Instructions for the task
Give back the full listing, character for character, with no pictures.

____________

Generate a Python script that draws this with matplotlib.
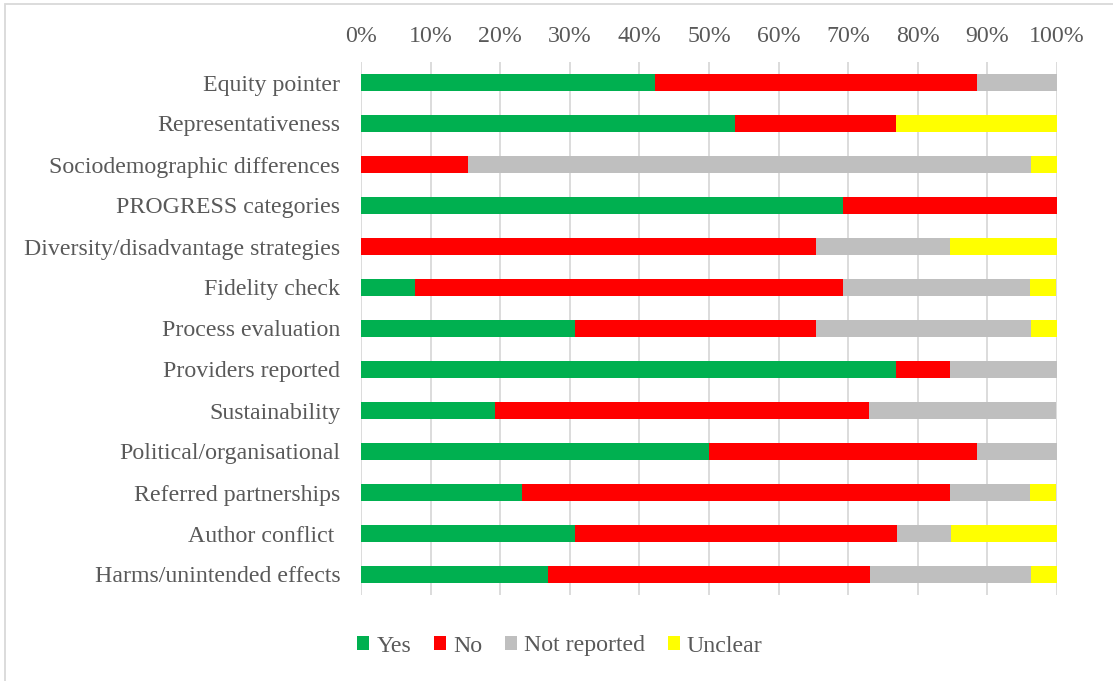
import matplotlib
matplotlib.use("Agg")
import matplotlib.pyplot as plt
from matplotlib.patches import Rectangle
import numpy as np

categories = [
    "Equity pointer",
    "Representativeness",
    "Sociodemographic differences",
    "PROGRESS categories",
    "Diversity/disadvantage strategies",
    "Fidelity check",
    "Process evaluation",
    "Providers reported",
    "Sustainability",
    "Political/organisational",
    "Referred partnerships",
    "Author conflict ",
    "Harms/unintended effects",
]
yes = [42.3, 53.8, 0.0, 69.2, 0.0, 7.7, 30.8, 76.9, 19.2, 50.0, 23.1, 30.8, 26.9]
no = [46.2, 23.1, 15.4, 30.8, 65.4, 61.5, 34.6, 7.7, 53.8, 38.5, 61.5, 46.2, 46.2]
not_reported = [11.5, 0.0, 80.8, 0.0, 19.2, 26.9, 30.8, 15.4, 26.9, 11.5, 11.5, 7.7, 23.1]
unclear = [0.0, 23.1, 3.8, 0.0, 15.4, 3.8, 3.8, 0.0, 0.0, 0.0, 3.8, 15.4, 3.8]
series_names = ["Yes", "No", "Not reported", "Unclear"]
colors = ["#00B050", "#FF0000", "#BFBFBF", "#FFFF00"]
xticks = [0, 10, 20, 30, 40, 50, 60, 70, 80, 90, 100]

plt.rcParams['font.family'] = ['Liberation Serif', 'DejaVu Serif']
text_color = "#595959"
fs = 17.2

fig = plt.figure(figsize=(11.13, 6.81), dpi=100)
ax = fig.add_axes([361/1113, 1-595/681, (1057-361)/1113, (595-62)/681])

y = np.arange(len(categories))
left = np.zeros(len(categories))
for vals, name, c in zip([yes, no, not_reported, unclear], series_names, colors):
    vals = np.array(vals)
    ax.barh(y, vals, left=left, height=0.41, color=c, label=name, zorder=3)
    left = left + vals

ax.set_xlim(0, 100)
ax.set_ylim(len(categories)-0.5, -0.5)
ax.set_xticks(xticks)
ax.set_xticklabels([f"{t}%" for t in xticks])
ax.xaxis.tick_top()
ax.set_yticks(y)
ax.set_yticklabels(categories)
ax.tick_params(axis='x', length=0, pad=10.8, labelsize=fs, labelcolor=text_color)
ax.tick_params(axis='y', length=0, pad=15, labelsize=fs, labelcolor=text_color)
ax.grid(axis='x', color="#D9D9D9", linewidth=1.3, zorder=0)
for s in ax.spines.values():
    s.set_visible(False)

handles, labels = ax.get_legend_handles_labels()
leg = fig.legend(handles, labels, loc='center', bbox_to_anchor=(560/1113, 1-646/681),
                 ncol=4, frameon=False, fontsize=fs, handlelength=0.5, handleheight=0.5,
                 handletextpad=0.3, columnspacing=0.95, labelcolor=text_color)

fig.patches.append(Rectangle((5/1113, -0.1), 1.2, 1.1 - 4/681, transform=fig.transFigure,
                             fill=False, edgecolor="#D9D9D9", linewidth=1.3))

fig.savefig("out.png", dpi=100)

____________

Solved exercise
Generate a Python script that draws this with matplotlib.
import matplotlib
matplotlib.use("Agg")
import matplotlib.pyplot as plt
from matplotlib.patches import Rectangle
import numpy as np

categories = [
    "Equity pointer",
    "Representativeness",
    "Sociodemographic differences",
    "PROGRESS categories",
    "Diversity/disadvantage strategies",
    "Fidelity check",
    "Process evaluation",
    "Providers reported",
    "Sustainability",
    "Political/organisational",
    "Referred partnerships",
    "Author conflict ",
    "Harms/unintended effects",
]
yes = [42.3, 53.8, 0.0, 69.2, 0.0, 7.7, 30.8, 76.9, 19.2, 50.0, 23.1, 30.8, 26.9]
no = [46.2, 23.1, 15.4, 30.8, 65.4, 61.5, 34.6, 7.7, 53.8, 38.5, 61.5, 46.2, 46.2]
not_reported = [11.5, 0.0, 80.8, 0.0, 19.2, 26.9, 30.8, 15.4, 26.9, 11.5, 11.5, 7.7, 23.1]
unclear = [0.0, 23.1, 3.8, 0.0, 15.4, 3.8, 3.8, 0.0, 0.0, 0.0, 3.8, 15.4, 3.8]
series_names = ["Yes", "No", "Not reported", "Unclear"]
colors = ["#00B050", "#FF0000", "#BFBFBF", "#FFFF00"]
xticks = [0, 10, 20, 30, 40, 50, 60, 70, 80, 90, 100]

plt.rcParams['font.family'] = ['Liberation Serif', 'DejaVu Serif']
text_color = "#595959"
fs = 17.2

fig = plt.figure(figsize=(11.13, 6.81), dpi=100)
ax = fig.add_axes([361/1113, 1-595/681, (1057-361)/1113, (595-62)/681])

y = np.arange(len(categories))
left = np.zeros(len(categories))
for vals, name, c in zip([yes, no, not_reported, unclear], series_names, colors):
    vals = np.array(vals)
    ax.barh(y, vals, left=left, height=0.41, color=c, label=name, zorder=3)
    left = left + vals

ax.set_xlim(0, 100)
ax.set_ylim(len(categories)-0.5, -0.5)
ax.set_xticks(xticks)
ax.set_xticklabels([f"{t}%" for t in xticks])
ax.xaxis.tick_top()
ax.set_yticks(y)
ax.set_yticklabels(categories)
ax.tick_params(axis='x', length=0, pad=10.8, labelsize=fs, labelcolor=text_color)
ax.tick_params(axis='y', length=0, pad=15, labelsize=fs, labelcolor=text_color)
ax.grid(axis='x', color="#D9D9D9", linewidth=1.3, zorder=0)
for s in ax.spines.values():
    s.set_visible(False)

handles, labels = ax.get_legend_handles_labels()
leg = fig.legend(handles, labels, loc='center', bbox_to_anchor=(560/1113, 1-646/681),
                 ncol=4, frameon=False, fontsize=fs, handlelength=0.5, handleheight=0.5,
                 handletextpad=0.3, columnspacing=0.95, labelcolor=text_color)

fig.patches.append(Rectangle((5/1113, -0.1), 1.2, 1.1 - 4/681, transform=fig.transFigure,
                             fill=False, edgecolor="#D9D9D9", linewidth=1.3))

fig.savefig("out.png", dpi=100)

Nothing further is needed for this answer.